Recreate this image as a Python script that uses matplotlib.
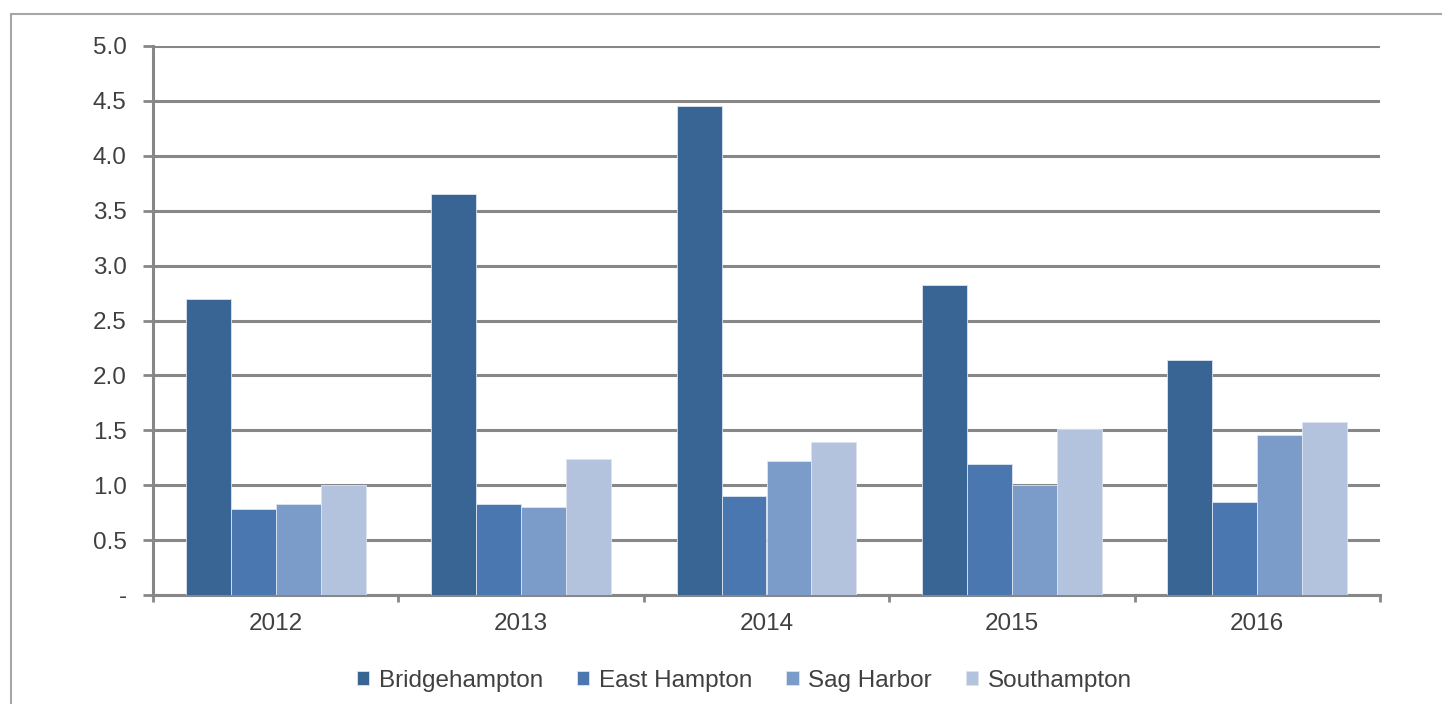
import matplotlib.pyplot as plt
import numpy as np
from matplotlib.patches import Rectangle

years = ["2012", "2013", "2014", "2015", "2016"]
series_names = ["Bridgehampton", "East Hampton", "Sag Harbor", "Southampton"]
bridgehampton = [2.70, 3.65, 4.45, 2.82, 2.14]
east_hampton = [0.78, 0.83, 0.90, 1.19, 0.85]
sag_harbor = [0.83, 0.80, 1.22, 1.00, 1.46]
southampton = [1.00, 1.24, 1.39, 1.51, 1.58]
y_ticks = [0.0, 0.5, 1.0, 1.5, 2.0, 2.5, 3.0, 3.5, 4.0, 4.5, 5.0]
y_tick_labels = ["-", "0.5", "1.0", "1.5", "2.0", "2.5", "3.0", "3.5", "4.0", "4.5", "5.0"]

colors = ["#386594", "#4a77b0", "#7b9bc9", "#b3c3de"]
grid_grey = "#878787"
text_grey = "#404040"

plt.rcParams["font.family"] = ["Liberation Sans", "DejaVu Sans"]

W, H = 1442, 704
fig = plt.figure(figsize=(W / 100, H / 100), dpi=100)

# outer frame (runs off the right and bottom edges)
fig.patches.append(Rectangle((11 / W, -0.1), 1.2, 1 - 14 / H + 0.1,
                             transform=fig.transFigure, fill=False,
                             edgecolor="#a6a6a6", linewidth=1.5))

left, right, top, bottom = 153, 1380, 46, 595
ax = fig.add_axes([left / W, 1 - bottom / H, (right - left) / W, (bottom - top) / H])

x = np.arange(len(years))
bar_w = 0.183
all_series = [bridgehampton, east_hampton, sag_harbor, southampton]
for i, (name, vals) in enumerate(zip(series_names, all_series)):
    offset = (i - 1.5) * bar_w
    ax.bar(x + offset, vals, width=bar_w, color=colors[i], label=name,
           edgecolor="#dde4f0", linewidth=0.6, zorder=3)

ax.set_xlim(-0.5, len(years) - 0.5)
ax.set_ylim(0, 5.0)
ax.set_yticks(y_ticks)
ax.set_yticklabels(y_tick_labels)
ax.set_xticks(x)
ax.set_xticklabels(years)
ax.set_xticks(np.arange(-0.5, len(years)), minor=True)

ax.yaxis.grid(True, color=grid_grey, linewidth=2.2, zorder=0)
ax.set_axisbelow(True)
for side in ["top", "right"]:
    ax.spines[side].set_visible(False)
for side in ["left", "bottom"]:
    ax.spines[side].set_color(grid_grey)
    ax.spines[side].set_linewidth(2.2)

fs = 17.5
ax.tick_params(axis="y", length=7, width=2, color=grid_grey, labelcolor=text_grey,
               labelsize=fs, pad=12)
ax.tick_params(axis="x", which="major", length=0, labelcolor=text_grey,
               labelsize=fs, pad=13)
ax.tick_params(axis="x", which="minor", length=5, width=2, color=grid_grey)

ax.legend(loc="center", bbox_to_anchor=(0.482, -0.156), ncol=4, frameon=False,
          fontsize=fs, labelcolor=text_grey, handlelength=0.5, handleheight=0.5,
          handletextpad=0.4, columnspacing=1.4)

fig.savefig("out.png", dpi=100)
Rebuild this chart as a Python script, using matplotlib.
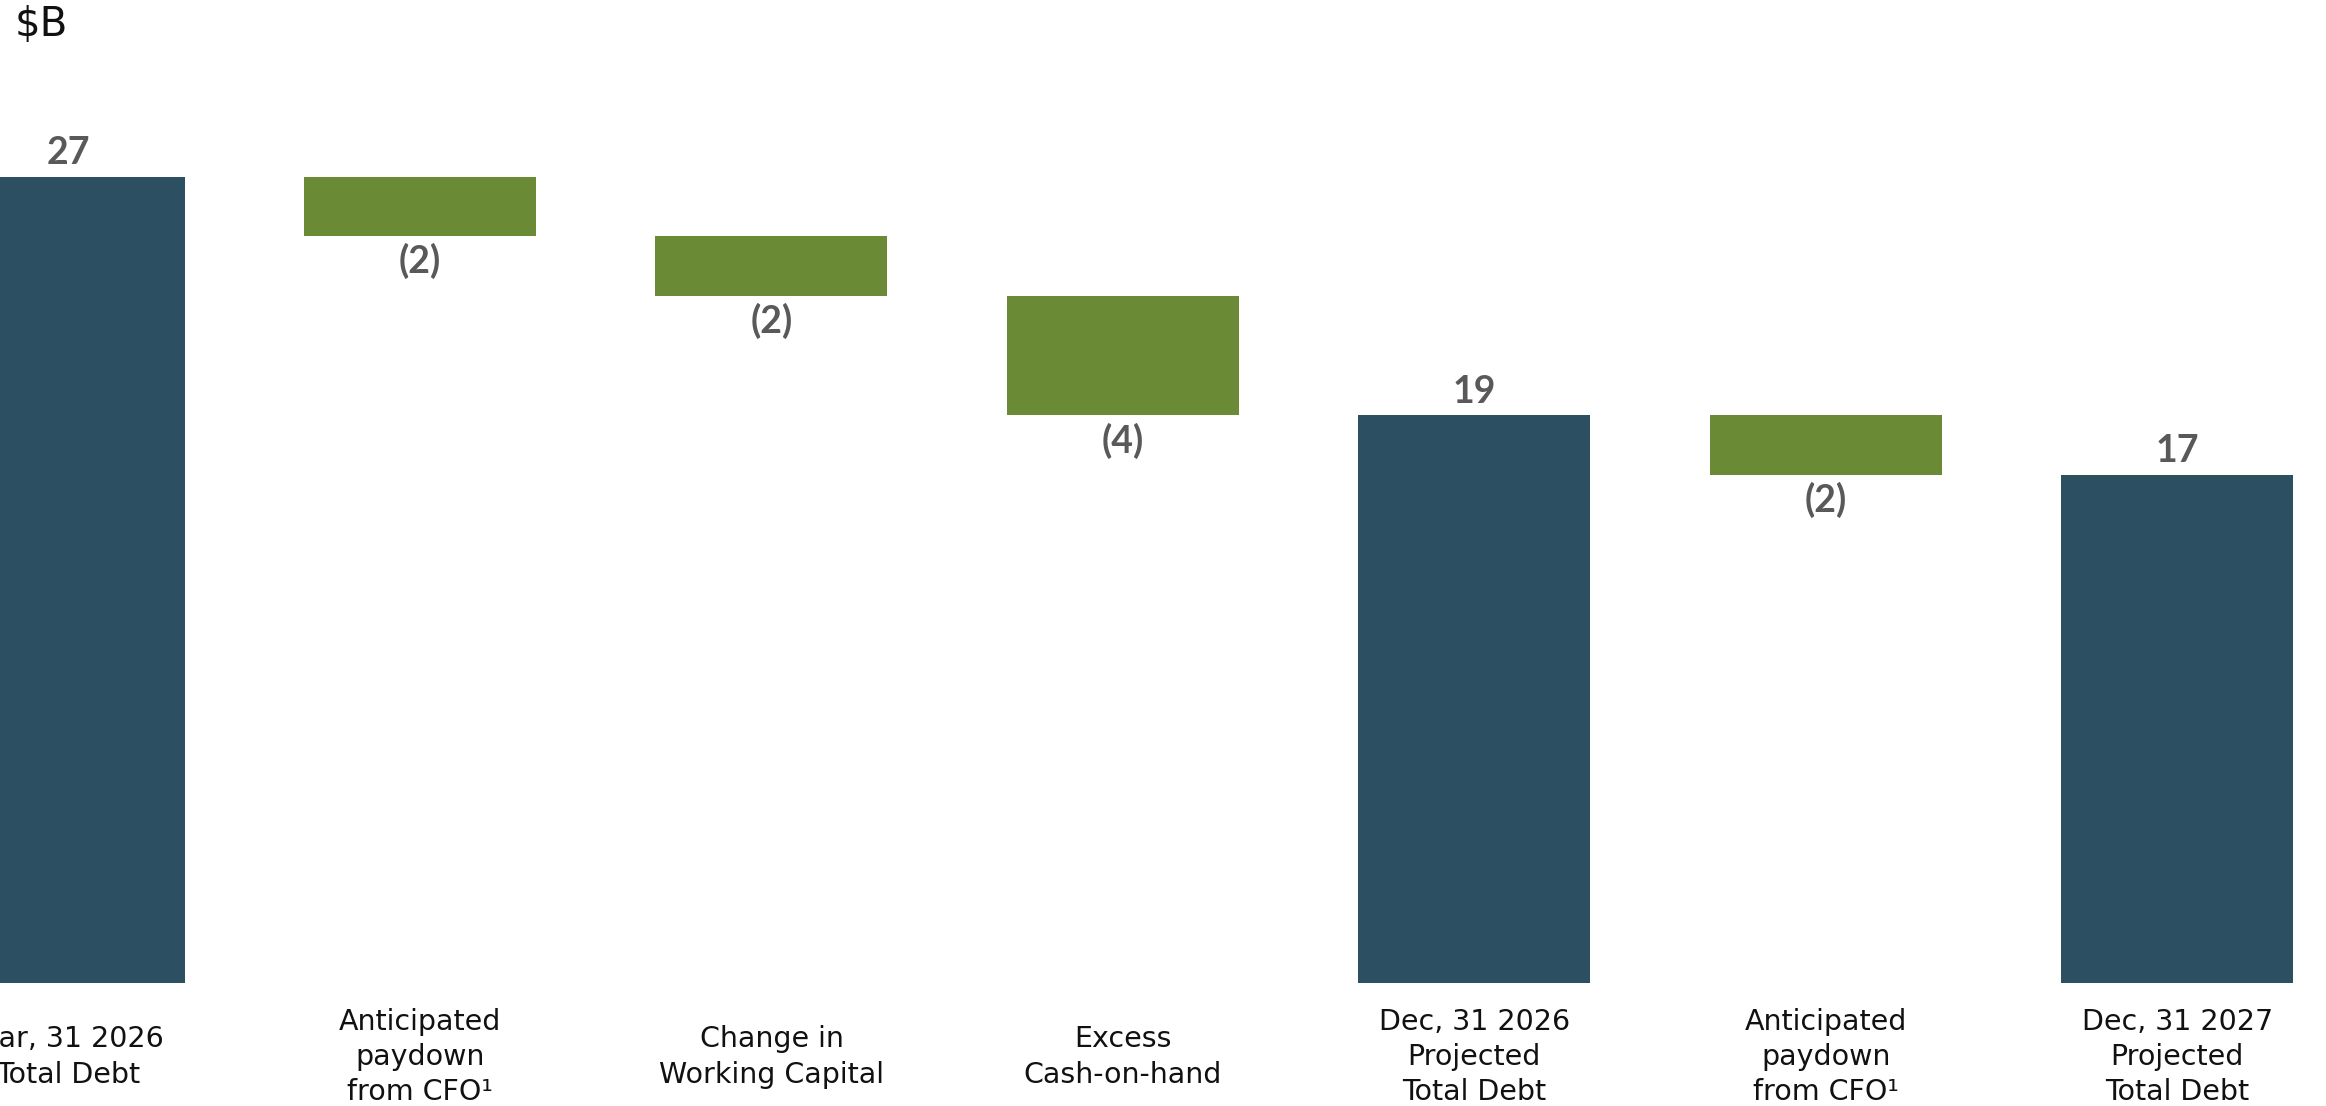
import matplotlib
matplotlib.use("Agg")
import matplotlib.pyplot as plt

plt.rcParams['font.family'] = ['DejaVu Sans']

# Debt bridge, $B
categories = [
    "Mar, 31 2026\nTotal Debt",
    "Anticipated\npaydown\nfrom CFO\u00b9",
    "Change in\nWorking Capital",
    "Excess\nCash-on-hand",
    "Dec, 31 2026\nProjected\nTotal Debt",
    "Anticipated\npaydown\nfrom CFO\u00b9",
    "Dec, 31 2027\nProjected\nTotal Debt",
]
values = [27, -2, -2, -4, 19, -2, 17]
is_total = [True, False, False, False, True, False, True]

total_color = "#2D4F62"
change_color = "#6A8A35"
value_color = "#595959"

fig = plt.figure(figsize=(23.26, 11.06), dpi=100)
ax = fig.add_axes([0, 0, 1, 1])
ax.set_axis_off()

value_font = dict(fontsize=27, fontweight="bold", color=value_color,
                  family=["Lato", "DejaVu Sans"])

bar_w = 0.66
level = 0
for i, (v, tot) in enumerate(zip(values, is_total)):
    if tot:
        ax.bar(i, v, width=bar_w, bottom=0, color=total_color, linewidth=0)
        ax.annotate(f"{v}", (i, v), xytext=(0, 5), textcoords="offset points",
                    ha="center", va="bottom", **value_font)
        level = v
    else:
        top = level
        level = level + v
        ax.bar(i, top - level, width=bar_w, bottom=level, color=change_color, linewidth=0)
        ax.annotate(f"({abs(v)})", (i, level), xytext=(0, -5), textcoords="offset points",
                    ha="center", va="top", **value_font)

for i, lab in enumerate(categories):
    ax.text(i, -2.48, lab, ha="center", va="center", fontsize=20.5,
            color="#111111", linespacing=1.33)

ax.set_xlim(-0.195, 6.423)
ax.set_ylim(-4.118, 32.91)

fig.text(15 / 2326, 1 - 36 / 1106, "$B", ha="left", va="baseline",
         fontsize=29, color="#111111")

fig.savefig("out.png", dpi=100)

*****

Quote, please, every line of the material above from its start through the line that has "from matplotlib.patches import Rectangle", reproducing the words exactly and dropping any images.

Recreate this image as a Python script that uses matplotlib.
import matplotlib.pyplot as plt
import numpy as np
from matplotlib.patches import Rectangle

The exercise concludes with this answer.